* [Aim of the task]: Transcribe the records that follow exactly. Skip the pictures.

--------------------

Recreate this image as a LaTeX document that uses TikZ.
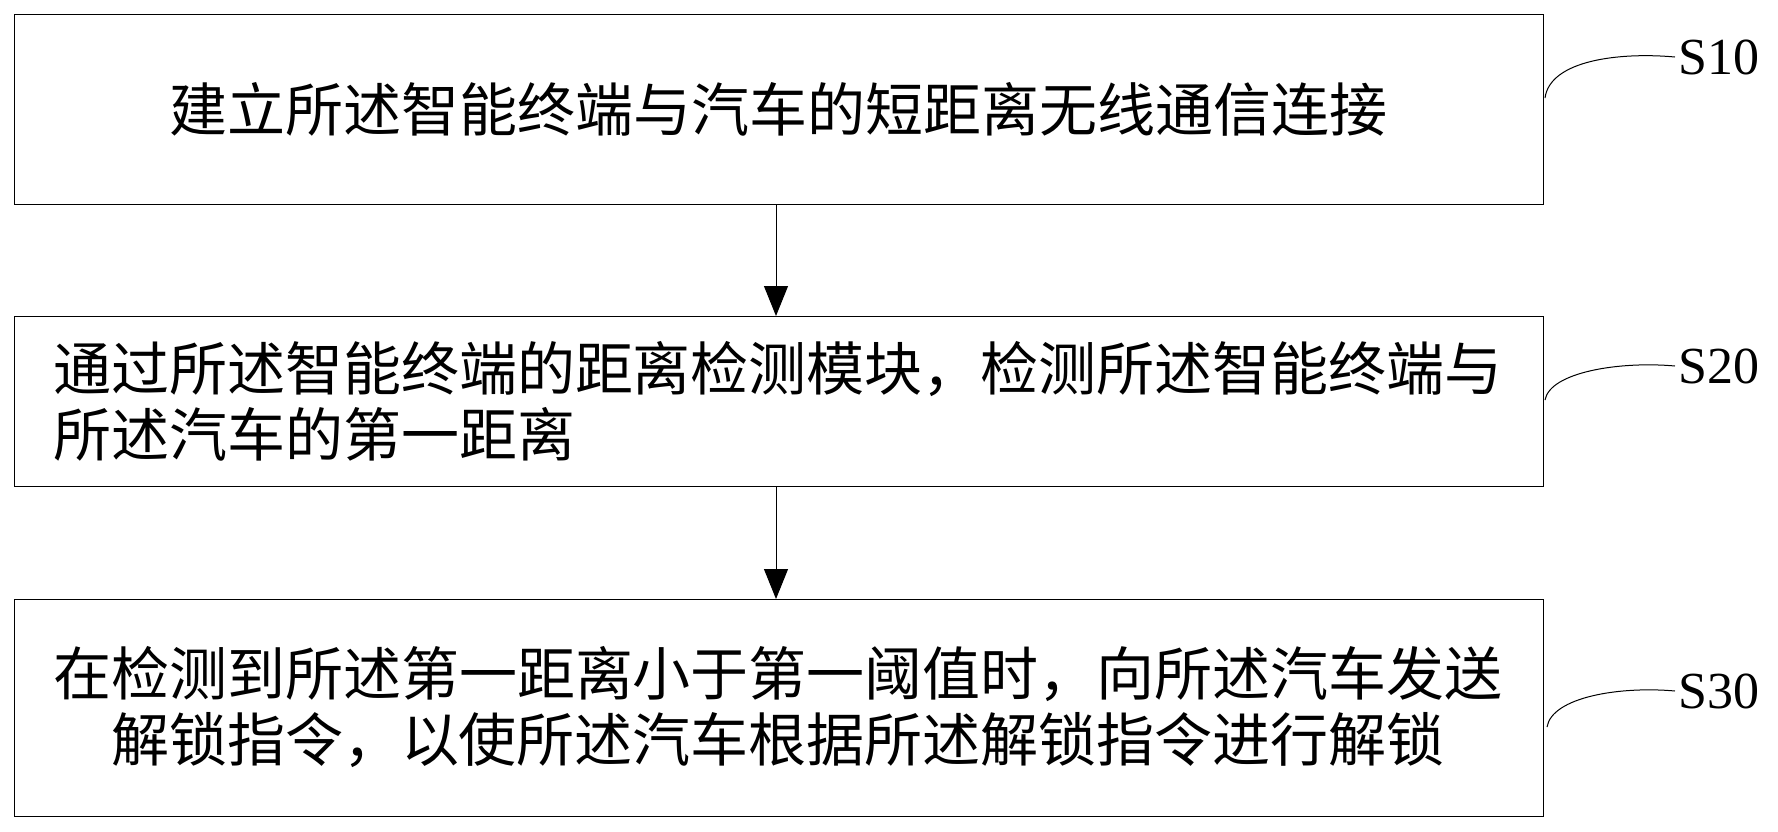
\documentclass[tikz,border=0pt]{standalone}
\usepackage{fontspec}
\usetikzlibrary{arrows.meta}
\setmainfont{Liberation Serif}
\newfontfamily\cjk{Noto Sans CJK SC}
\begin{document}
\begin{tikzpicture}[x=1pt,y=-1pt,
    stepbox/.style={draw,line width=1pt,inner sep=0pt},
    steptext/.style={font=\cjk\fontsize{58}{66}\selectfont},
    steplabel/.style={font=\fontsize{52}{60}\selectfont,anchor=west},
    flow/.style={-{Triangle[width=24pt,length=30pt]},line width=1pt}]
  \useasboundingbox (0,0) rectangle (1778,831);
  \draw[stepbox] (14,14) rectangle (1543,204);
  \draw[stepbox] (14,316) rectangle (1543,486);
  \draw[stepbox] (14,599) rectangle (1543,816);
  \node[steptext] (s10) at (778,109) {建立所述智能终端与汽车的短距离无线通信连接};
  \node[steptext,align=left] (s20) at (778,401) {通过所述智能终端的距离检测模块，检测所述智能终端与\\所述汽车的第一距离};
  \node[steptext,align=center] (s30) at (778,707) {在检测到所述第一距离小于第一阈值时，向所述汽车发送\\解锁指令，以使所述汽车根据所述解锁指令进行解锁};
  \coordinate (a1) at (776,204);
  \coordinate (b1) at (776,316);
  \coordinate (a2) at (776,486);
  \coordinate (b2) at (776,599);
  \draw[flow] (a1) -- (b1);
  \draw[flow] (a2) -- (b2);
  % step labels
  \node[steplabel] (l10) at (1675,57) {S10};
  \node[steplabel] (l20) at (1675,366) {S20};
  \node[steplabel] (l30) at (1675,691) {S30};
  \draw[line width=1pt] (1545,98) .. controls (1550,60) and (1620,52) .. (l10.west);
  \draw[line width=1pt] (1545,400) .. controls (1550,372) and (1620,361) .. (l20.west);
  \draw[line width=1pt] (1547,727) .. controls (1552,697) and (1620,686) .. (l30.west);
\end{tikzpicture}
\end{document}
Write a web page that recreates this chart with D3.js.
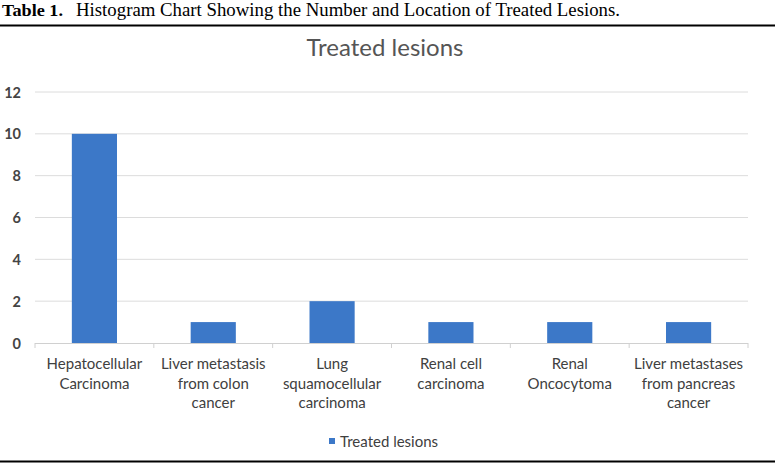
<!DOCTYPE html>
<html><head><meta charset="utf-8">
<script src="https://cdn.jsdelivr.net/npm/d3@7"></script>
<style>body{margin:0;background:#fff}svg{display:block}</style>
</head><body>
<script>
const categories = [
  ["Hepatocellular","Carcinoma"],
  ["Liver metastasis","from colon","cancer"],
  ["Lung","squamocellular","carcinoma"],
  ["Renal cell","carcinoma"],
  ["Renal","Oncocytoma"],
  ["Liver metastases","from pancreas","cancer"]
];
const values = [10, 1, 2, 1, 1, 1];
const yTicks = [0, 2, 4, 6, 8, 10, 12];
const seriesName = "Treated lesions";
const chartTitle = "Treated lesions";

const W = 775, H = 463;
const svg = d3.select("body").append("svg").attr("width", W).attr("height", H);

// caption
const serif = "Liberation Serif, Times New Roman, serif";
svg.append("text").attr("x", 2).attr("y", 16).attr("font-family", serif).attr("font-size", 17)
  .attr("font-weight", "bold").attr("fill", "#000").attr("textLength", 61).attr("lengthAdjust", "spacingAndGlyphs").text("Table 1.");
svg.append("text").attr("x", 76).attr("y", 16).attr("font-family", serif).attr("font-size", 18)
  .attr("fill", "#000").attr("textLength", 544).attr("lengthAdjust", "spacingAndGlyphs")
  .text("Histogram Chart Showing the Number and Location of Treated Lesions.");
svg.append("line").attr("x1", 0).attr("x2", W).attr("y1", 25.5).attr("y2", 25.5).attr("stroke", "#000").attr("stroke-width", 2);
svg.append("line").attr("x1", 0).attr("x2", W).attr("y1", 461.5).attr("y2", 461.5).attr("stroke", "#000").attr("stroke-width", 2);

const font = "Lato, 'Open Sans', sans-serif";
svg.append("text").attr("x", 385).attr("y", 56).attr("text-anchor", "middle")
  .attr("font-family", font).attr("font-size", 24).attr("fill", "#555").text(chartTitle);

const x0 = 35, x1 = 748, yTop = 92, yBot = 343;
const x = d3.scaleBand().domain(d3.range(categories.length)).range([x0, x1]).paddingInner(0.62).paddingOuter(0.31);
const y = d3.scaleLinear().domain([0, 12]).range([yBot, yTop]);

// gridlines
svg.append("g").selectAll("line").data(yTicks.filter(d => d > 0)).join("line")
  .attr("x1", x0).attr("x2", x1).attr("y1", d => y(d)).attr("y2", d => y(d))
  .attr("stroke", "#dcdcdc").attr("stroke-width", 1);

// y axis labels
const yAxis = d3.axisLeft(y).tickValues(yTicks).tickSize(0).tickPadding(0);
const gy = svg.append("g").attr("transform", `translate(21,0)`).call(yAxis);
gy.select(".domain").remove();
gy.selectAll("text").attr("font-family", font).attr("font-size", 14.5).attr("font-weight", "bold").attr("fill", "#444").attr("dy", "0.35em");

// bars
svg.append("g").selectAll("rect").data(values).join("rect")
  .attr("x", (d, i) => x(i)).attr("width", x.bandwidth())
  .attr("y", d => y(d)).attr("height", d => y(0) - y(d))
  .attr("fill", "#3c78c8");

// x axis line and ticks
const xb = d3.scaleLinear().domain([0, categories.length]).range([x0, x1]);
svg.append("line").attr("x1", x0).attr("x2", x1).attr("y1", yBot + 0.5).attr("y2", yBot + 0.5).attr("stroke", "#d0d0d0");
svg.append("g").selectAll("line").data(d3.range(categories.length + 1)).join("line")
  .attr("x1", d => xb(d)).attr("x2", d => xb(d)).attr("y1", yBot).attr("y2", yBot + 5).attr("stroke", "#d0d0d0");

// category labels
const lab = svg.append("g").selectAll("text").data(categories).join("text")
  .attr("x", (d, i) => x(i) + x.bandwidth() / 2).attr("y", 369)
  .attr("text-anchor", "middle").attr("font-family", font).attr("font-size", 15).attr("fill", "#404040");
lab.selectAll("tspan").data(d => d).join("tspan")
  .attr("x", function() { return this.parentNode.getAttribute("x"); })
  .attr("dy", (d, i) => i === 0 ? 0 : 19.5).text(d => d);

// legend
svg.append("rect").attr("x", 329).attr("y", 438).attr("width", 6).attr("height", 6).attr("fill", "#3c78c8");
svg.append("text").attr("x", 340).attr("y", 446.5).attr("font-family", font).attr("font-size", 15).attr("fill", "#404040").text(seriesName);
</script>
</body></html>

--------------------

* [Full response]:
Recreate this image as a LaTeX document that uses TikZ.
\documentclass[tikz,border=0pt]{standalone}
\usepackage{fontspec}
\usetikzlibrary{arrows.meta}
\setmainfont{Liberation Serif}
\newfontfamily\cjk{Noto Sans CJK SC}
\begin{document}
\begin{tikzpicture}[x=1pt,y=-1pt,
    stepbox/.style={draw,line width=1pt,inner sep=0pt},
    steptext/.style={font=\cjk\fontsize{58}{66}\selectfont},
    steplabel/.style={font=\fontsize{52}{60}\selectfont,anchor=west},
    flow/.style={-{Triangle[width=24pt,length=30pt]},line width=1pt}]
  \useasboundingbox (0,0) rectangle (1778,831);
  \draw[stepbox] (14,14) rectangle (1543,204);
  \draw[stepbox] (14,316) rectangle (1543,486);
  \draw[stepbox] (14,599) rectangle (1543,816);
  \node[steptext] (s10) at (778,109) {建立所述智能终端与汽车的短距离无线通信连接};
  \node[steptext,align=left] (s20) at (778,401) {通过所述智能终端的距离检测模块，检测所述智能终端与\\所述汽车的第一距离};
  \node[steptext,align=center] (s30) at (778,707) {在检测到所述第一距离小于第一阈值时，向所述汽车发送\\解锁指令，以使所述汽车根据所述解锁指令进行解锁};
  \coordinate (a1) at (776,204);
  \coordinate (b1) at (776,316);
  \coordinate (a2) at (776,486);
  \coordinate (b2) at (776,599);
  \draw[flow] (a1) -- (b1);
  \draw[flow] (a2) -- (b2);
  % step labels
  \node[steplabel] (l10) at (1675,57) {S10};
  \node[steplabel] (l20) at (1675,366) {S20};
  \node[steplabel] (l30) at (1675,691) {S30};
  \draw[line width=1pt] (1545,98) .. controls (1550,60) and (1620,52) .. (l10.west);
  \draw[line width=1pt] (1545,400) .. controls (1550,372) and (1620,361) .. (l20.west);
  \draw[line width=1pt] (1547,727) .. controls (1552,697) and (1620,686) .. (l30.west);
\end{tikzpicture}
\end{document}
Write a web page that recreates this chart with D3.js.
<!DOCTYPE html>
<html><head><meta charset="utf-8">
<script src="https://cdn.jsdelivr.net/npm/d3@7"></script>
<style>body{margin:0;background:#fff}svg{display:block}</style>
</head><body>
<script>
const categories = [
  ["Hepatocellular","Carcinoma"],
  ["Liver metastasis","from colon","cancer"],
  ["Lung","squamocellular","carcinoma"],
  ["Renal cell","carcinoma"],
  ["Renal","Oncocytoma"],
  ["Liver metastases","from pancreas","cancer"]
];
const values = [10, 1, 2, 1, 1, 1];
const yTicks = [0, 2, 4, 6, 8, 10, 12];
const seriesName = "Treated lesions";
const chartTitle = "Treated lesions";

const W = 775, H = 463;
const svg = d3.select("body").append("svg").attr("width", W).attr("height", H);

// caption
const serif = "Liberation Serif, Times New Roman, serif";
svg.append("text").attr("x", 2).attr("y", 16).attr("font-family", serif).attr("font-size", 17)
  .attr("font-weight", "bold").attr("fill", "#000").attr("textLength", 61).attr("lengthAdjust", "spacingAndGlyphs").text("Table 1.");
svg.append("text").attr("x", 76).attr("y", 16).attr("font-family", serif).attr("font-size", 18)
  .attr("fill", "#000").attr("textLength", 544).attr("lengthAdjust", "spacingAndGlyphs")
  .text("Histogram Chart Showing the Number and Location of Treated Lesions.");
svg.append("line").attr("x1", 0).attr("x2", W).attr("y1", 25.5).attr("y2", 25.5).attr("stroke", "#000").attr("stroke-width", 2);
svg.append("line").attr("x1", 0).attr("x2", W).attr("y1", 461.5).attr("y2", 461.5).attr("stroke", "#000").attr("stroke-width", 2);

const font = "Lato, 'Open Sans', sans-serif";
svg.append("text").attr("x", 385).attr("y", 56).attr("text-anchor", "middle")
  .attr("font-family", font).attr("font-size", 24).attr("fill", "#555").text(chartTitle);

const x0 = 35, x1 = 748, yTop = 92, yBot = 343;
const x = d3.scaleBand().domain(d3.range(categories.length)).range([x0, x1]).paddingInner(0.62).paddingOuter(0.31);
const y = d3.scaleLinear().domain([0, 12]).range([yBot, yTop]);

// gridlines
svg.append("g").selectAll("line").data(yTicks.filter(d => d > 0)).join("line")
  .attr("x1", x0).attr("x2", x1).attr("y1", d => y(d)).attr("y2", d => y(d))
  .attr("stroke", "#dcdcdc").attr("stroke-width", 1);

// y axis labels
const yAxis = d3.axisLeft(y).tickValues(yTicks).tickSize(0).tickPadding(0);
const gy = svg.append("g").attr("transform", `translate(21,0)`).call(yAxis);
gy.select(".domain").remove();
gy.selectAll("text").attr("font-family", font).attr("font-size", 14.5).attr("font-weight", "bold").attr("fill", "#444").attr("dy", "0.35em");

// bars
svg.append("g").selectAll("rect").data(values).join("rect")
  .attr("x", (d, i) => x(i)).attr("width", x.bandwidth())
  .attr("y", d => y(d)).attr("height", d => y(0) - y(d))
  .attr("fill", "#3c78c8");

// x axis line and ticks
const xb = d3.scaleLinear().domain([0, categories.length]).range([x0, x1]);
svg.append("line").attr("x1", x0).attr("x2", x1).attr("y1", yBot + 0.5).attr("y2", yBot + 0.5).attr("stroke", "#d0d0d0");
svg.append("g").selectAll("line").data(d3.range(categories.length + 1)).join("line")
  .attr("x1", d => xb(d)).attr("x2", d => xb(d)).attr("y1", yBot).attr("y2", yBot + 5).attr("stroke", "#d0d0d0");

// category labels
const lab = svg.append("g").selectAll("text").data(categories).join("text")
  .attr("x", (d, i) => x(i) + x.bandwidth() / 2).attr("y", 369)
  .attr("text-anchor", "middle").attr("font-family", font).attr("font-size", 15).attr("fill", "#404040");
lab.selectAll("tspan").data(d => d).join("tspan")
  .attr("x", function() { return this.parentNode.getAttribute("x"); })
  .attr("dy", (d, i) => i === 0 ? 0 : 19.5).text(d => d);

// legend
svg.append("rect").attr("x", 329).attr("y", 438).attr("width", 6).attr("height", 6).attr("fill", "#3c78c8");
svg.append("text").attr("x", 340).attr("y", 446.5).attr("font-family", font).attr("font-size", 15).attr("fill", "#404040").text(seriesName);
</script>
</body></html>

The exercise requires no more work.